Lot’s of people use HTML, but not many really understand it. If you don’t know what’s the difference between <br> and <br/> this article is for you.
What was before World Wide Web?
SGML (Standard Generalized Markup Language) is format for writing text documents with additional informations (tags). In 1986 it became ISO standard. SGML document look’s something like this:
<tag1>
Some Text
<tag2 attribute otherattribute="value">
</tag1>
Standard defines syntax, and how to parse it. SGML parser know, that there is tag with name tag1 and it has 2 child nodes: text and another tag.

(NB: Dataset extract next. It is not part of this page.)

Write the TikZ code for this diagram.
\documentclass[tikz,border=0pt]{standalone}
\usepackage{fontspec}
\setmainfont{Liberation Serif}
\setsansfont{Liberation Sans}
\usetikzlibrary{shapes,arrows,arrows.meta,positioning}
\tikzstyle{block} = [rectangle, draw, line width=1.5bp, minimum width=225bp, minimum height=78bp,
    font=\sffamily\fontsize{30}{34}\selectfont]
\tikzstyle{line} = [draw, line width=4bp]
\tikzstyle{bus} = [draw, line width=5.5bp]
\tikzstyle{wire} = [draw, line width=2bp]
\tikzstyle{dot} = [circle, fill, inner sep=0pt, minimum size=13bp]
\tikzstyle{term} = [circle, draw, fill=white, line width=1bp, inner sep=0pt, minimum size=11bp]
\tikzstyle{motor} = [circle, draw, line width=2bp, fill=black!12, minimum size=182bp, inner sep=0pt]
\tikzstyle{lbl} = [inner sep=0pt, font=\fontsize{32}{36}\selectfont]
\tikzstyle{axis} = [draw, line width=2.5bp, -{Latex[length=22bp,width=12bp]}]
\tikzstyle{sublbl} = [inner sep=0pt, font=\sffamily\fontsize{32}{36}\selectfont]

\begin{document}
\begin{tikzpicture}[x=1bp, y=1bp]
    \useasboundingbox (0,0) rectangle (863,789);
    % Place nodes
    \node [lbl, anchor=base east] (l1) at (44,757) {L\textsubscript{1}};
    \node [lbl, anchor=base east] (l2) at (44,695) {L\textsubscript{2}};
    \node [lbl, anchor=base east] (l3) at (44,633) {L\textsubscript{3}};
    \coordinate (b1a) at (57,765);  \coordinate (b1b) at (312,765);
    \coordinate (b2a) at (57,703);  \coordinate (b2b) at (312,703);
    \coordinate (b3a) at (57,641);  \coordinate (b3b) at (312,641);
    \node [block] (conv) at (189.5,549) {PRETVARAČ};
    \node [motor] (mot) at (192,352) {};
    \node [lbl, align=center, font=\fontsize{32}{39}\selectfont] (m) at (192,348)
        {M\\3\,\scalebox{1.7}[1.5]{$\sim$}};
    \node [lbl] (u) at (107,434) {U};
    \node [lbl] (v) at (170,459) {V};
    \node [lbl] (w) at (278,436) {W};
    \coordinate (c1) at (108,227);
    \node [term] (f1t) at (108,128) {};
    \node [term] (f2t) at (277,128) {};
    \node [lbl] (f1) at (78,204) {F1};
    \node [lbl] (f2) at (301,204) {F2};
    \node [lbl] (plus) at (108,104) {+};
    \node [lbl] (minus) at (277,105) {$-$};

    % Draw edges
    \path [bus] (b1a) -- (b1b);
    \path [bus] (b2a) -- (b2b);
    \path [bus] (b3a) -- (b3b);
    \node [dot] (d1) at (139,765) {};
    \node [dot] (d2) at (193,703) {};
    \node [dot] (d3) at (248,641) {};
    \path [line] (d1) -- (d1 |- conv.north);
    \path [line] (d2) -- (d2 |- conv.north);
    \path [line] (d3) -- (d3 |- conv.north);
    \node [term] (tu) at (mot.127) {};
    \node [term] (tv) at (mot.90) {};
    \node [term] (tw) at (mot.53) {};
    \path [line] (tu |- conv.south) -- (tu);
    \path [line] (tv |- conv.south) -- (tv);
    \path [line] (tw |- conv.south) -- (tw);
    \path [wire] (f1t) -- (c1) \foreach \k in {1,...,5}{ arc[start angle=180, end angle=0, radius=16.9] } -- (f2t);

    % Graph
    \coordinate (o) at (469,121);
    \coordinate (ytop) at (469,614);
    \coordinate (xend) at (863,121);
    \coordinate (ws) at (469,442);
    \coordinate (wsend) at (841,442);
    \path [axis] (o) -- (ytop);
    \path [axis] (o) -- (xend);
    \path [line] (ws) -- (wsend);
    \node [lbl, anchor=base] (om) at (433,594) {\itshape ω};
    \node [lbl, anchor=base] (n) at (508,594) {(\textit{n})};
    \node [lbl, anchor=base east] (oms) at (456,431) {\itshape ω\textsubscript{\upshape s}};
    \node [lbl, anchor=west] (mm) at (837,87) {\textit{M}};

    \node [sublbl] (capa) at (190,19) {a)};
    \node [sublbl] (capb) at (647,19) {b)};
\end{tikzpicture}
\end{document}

But it doesn’t define what tag1 means (semantics). It’s general purpose language, it’s base for more specific applications like
HTML
Published in 1991, HTML defines for example that <a> is a link, and href attribute contains url.
But excluding HTML, SGML wasn’t so popular. That’s why not many people bother to even remember this name. But I think, that it is important to know the difference between a syntax and a semantics.
XML and XHTML
In 1998 was completed new standard: Extensible Markup Language (XML). It is successor of SGML: it carries only about syntax of document.
In 2000 W3C (organization, that makes web standard) published XHTML 1.0. It was HTML 4.01 witch syntax changed for XML – XHTML document is 100% valid XML document.
What is the difference between HTML 4.01 AND XHTML 1.0?
<?xml version="1.0" encoding="UTF-8"?>
<!DOCTYPE html PUBLIC "-//W3C//DTD XHTML 1.0 Strict//EN"
"http://www.w3.org/TR/xhtml1/DTD/xhtml1-strict.dtd">
<html xmlns="http://www.w3.org/1999/xhtml" xml:lang="en">
<head>
<title>XHTML 1.0 Example</title>
</head>
<body>
<p>
This is an example
<br/>
of XHTML
</p>
<div id="empty"/>
</body>
</html>
<!DOCTYPE HTML PUBLIC "-//W3C//DTD HTML 4.01 strictl//EN"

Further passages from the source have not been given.